Quitte à choisir entre le maintien en survie (artificielle) du CPF et la restructuration (nécessaire) du CIF les pouvoirs publics ne devraient pas hésiter.
Le ministère du Travail accuse le CIF de coûter trop cher, de bénéficier à trop peu de personnes et d'avoir été détourné de ses objectifs premiers qui étaient la promotion professionnelle et pas la reconversion vers d'autres métiers.
Les Français veulent aujourd'hui majoritairement changer de travail.
Selon une enquête récente pour AEF, près des deux tiers des Français souhaitent changer de travail. Est-il bien raisonnable de leur retirer le seul dispositif permettant de changer de travail sans passer par la case chômage ?
Ce qui manque aujourd'hui dans le monde du travail, c'est la mobilité. L'avancement à l'ancienneté et les multiples règles du Code du travail (à peine allégées depuis les lois El Khomry) protègent les salariés en les enfermant à vie (ou presque) dans des tâches, des organisations ou des destins professionnels dont ils ne parviennent à s'extraire que hors du salariat.
En reconstruisant un CIF modernisé et capable d'accompagner de nombreuses reconversions, le CPF pourrait être transformé en simple et modeste dispositif court pour développer ou maintenir les compétences (ce qu'a toujours été le DIF).
À côté du dispositif réellement individuel du CIF remanié (raccourci et réalisé sur le temps non travaillé), il faut un dispositif simple disponible à la fois pour la compétitivité de l'organisation et le développement des compétences de ses salariés, ce dispositif d'une vingtaine d'heures par année (ce que permet le CPF) doit en revanche abandonner la logique nuisible du compteur de formation.
Ce dispositif du CPF peut facilement êre remanié, perdant sa possibilité de compter les heures (compter n'est pas former) pour devenir (à l'image des chèques restaurant) un simple chèque professionnel de formation (dématérialisé sur smartphone si l'on veut faire moderne), permettant à chaque salarié (en accord avec son employeur) de bénéficier de 25 à 50 heures de formation (sur le temps personnel : RTT, congés payés, soirées, weekends...).

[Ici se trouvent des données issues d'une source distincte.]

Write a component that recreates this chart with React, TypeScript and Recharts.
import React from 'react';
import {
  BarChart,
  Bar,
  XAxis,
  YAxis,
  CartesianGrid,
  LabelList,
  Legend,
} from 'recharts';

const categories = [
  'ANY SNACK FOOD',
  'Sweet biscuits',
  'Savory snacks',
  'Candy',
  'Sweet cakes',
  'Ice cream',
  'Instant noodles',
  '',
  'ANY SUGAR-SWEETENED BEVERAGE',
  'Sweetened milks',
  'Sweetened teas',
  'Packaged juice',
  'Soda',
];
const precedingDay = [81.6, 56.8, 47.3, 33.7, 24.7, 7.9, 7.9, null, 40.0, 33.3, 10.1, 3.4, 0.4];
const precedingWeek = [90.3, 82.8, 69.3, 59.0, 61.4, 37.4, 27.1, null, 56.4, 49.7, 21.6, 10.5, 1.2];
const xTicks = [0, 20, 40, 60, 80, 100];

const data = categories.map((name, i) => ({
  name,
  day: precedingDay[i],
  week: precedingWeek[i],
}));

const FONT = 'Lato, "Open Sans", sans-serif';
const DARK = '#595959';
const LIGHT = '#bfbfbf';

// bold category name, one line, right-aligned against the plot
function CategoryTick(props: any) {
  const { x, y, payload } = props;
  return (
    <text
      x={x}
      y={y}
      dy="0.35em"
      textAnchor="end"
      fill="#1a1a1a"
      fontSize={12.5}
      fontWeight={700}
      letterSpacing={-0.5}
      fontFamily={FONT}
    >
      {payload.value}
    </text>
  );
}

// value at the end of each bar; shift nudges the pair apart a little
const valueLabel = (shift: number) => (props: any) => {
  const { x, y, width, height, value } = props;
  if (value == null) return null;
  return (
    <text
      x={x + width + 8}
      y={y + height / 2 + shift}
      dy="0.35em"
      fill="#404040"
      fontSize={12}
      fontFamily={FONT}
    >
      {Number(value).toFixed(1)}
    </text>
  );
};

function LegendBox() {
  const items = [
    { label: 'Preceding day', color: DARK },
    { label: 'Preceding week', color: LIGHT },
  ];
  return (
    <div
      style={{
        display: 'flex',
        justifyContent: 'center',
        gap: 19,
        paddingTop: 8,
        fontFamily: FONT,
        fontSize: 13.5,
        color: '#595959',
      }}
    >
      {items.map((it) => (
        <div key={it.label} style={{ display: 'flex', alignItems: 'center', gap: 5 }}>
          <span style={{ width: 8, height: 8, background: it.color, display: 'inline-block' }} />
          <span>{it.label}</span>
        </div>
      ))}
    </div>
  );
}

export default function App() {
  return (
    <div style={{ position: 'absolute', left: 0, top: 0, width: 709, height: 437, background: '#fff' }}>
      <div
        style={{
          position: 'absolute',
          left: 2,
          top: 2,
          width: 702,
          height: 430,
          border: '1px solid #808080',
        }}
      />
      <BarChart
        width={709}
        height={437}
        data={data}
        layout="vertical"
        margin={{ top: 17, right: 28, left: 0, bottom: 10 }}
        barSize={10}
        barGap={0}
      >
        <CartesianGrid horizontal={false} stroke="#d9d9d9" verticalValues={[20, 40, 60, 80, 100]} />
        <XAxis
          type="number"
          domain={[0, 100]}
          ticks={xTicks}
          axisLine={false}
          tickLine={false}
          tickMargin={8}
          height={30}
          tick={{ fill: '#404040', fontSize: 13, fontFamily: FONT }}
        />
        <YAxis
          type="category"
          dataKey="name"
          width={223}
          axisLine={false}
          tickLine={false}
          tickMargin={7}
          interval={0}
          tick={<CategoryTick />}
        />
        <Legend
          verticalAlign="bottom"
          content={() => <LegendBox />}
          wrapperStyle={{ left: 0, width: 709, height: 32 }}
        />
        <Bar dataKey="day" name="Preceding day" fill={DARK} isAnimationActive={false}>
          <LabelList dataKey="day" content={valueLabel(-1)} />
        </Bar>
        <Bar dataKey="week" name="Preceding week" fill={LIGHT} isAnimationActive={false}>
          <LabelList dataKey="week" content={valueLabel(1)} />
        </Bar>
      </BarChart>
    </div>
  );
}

Ce chèque professionnel de formation serait un vrai co-investissement financé par le salarié et par son employeur (exactement comme le chèque restaurant), valide sur une seule année civile et déductible des impôts l'année suivante.
Le triple avantage du chèque professionnel de formation est :
- un co-investissement et une co-décision employeur/salarié (chacun paie sa part, le salarié prend sur ses RTT), les coûts sont des investissements en formation de part et d'autre ;
- la fin de la complexité (une mutualisation trompeuse et sans le sou, des compteurs inutiles et qui stockent les problèmes de compétences au lieu de les résoudre) ;
- la fin du plan de formation obligatoire (qui figeait et réduisait la formation) ne prenait pas en compte les besoins des individus et correspondait à des temps industriels passés.
Faire les poches du CIF pour alimenter un CPF évanescent ne permettra pas de relancer la formation.
Au lieu d'imaginer la disparition du CIF, les pouvoirs publics devraient réfléchir à un CIF modernisé (500 000 à 1 million de CIF par an) et à un CPF sans compteur.